Tremplin pour la créativité
Pour faire simple, les imprimantes 3D créent des objets tridimensionnels à partir de fichiers numériques, généralement couche par couche. Cela permet aux concepteurs et aux fabricants de produire des formes très complexes en relativement peu de temps et avec un minimum de matériaux utilisés.
Début 2020, le géant du chocolat Barry Callebaut avait annoncé l’ouverture du tout premier studio d’impression 3D dédié à « la création d’expériences uniques autour du chocolat ». La technologie permet de créer à grande échelle du chocolat personnalisé imprimé en 3D. Les chefs peuvent désormais imaginer des créations uniques et les reproduire rapidement et à un coût abordable, quelle que soit la complexité du modèle. Les créations peuvent être utilisées pour des desserts, des confiseries, des boissons chaudes et des pâtisseries. Ce nouveau service est donc surtout destiné aux chefs et aux hôtels, chaînes de cafés et autres établissements de restauration. Cet investissement témoigne des espoirs fondés dans la percée de l’impression 3D.
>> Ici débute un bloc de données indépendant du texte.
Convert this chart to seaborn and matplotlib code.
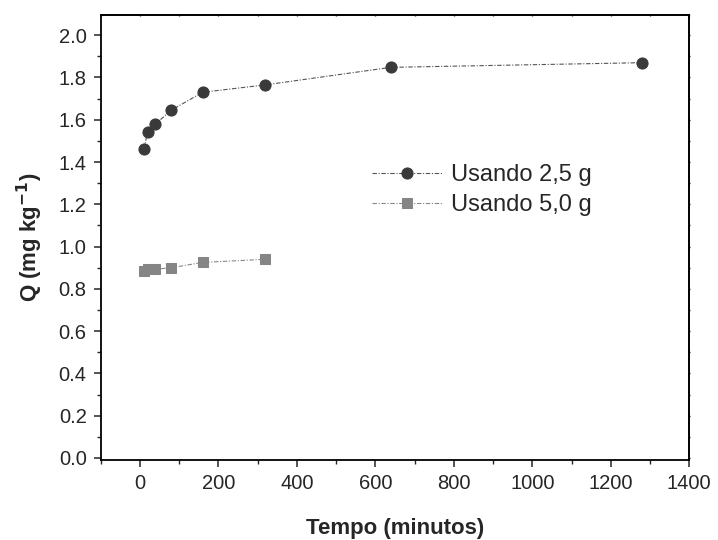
import numpy as np
import pandas as pd
import matplotlib
matplotlib.use("Agg")
import matplotlib.pyplot as plt
import seaborn as sns
from matplotlib.ticker import MultipleLocator, FormatStrFormatter

# dados
tempo_25 = [10, 20, 40, 80, 160, 320, 640, 1280]
q_25 = [1.46, 1.54, 1.58, 1.645, 1.73, 1.765, 1.848, 1.87]
tempo_50 = [10, 20, 40, 80, 160, 320]
q_50 = [0.885, 0.893, 0.893, 0.90, 0.925, 0.94]
rotulos = ["Usando 2,5 g", "Usando 5,0 g"]

sns.set_style("ticks")
plt.rcParams["font.family"] = ["Liberation Sans", "DejaVu Sans"]

fig = plt.figure(figsize=(7.18, 5.4), dpi=100)
ax = fig.add_axes([0.140, 0.148, 0.820, 0.824])

traco = (0, (4, 1.5, 1, 1.5))
sns.lineplot(x=tempo_25, y=q_25, ax=ax, sort=False, color="#555555",
             linestyle=traco, linewidth=0.8,
             marker="o", markersize=8, markerfacecolor="#3a3a3a",
             markeredgecolor="#3a3a3a", label=rotulos[0])
sns.lineplot(x=tempo_50, y=q_50, ax=ax, sort=False, color="#888888",
             linestyle=traco, linewidth=0.8,
             marker="s", markersize=6.5, markerfacecolor="#858585",
             markeredgecolor="#858585", label=rotulos[1])

ax.set_xlim(-100, 1400)
ax.set_ylim(-0.01, 2.095)
ax.xaxis.set_major_locator(MultipleLocator(200))
ax.xaxis.set_minor_locator(MultipleLocator(100))
ax.yaxis.set_major_locator(MultipleLocator(0.2))
ax.yaxis.set_minor_locator(MultipleLocator(0.1))
ax.yaxis.set_major_formatter(FormatStrFormatter("%.1f"))

for s in ax.spines.values():
    s.set_linewidth(1.3)
    s.set_color("black")
    s.set_visible(True)

# ticks principais para fora (esquerda / baixo)
ax.tick_params(which="major", direction="out", length=5, width=1.1,
               labelsize=14.5, pad=5)
ax.tick_params(which="minor", direction="out", length=3, width=1.0)
# marcas bem curtas no topo e na direita
ax2 = ax.secondary_xaxis("top")
ax2.xaxis.set_major_locator(MultipleLocator(100))
ax2.tick_params(direction="inout", length=2, width=1.0, labeltop=False)
ax2.spines["top"].set_linewidth(1.3)
ax3 = ax.secondary_yaxis("right")
ax3.yaxis.set_major_locator(MultipleLocator(0.1))
ax3.tick_params(direction="inout", length=2, width=1.0, labelright=False)
ax3.spines["right"].set_linewidth(1.3)

ax.set_xlabel("Tempo (minutos)", fontsize=16, fontweight="bold", labelpad=18)
ax.set_ylabel("Q (mg kg$^{\\mathbf{-1}}$)", fontsize=16, fontweight="bold", labelpad=10)

ax.legend(loc="center left", bbox_to_anchor=(0.425, 0.607), frameon=False,
          fontsize=17, handlelength=3.0, handletextpad=0.35, labelspacing=0.35)

fig.savefig("out.png", dpi=100)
D’autres grands producteurs alimentaires sont intéressés. PepsiCo utilise l’impression 3D pour tester de nouvelles formes pour les chips et les snacks, Hershey’s s’en sert pour concevoir des bonbons et Oreo pour personnaliser des biscuits. Le spécialiste des épices Verstegen se voit déjà jouer un rôle en tant que fournisseur de garnitures pour les modèles alimentaires.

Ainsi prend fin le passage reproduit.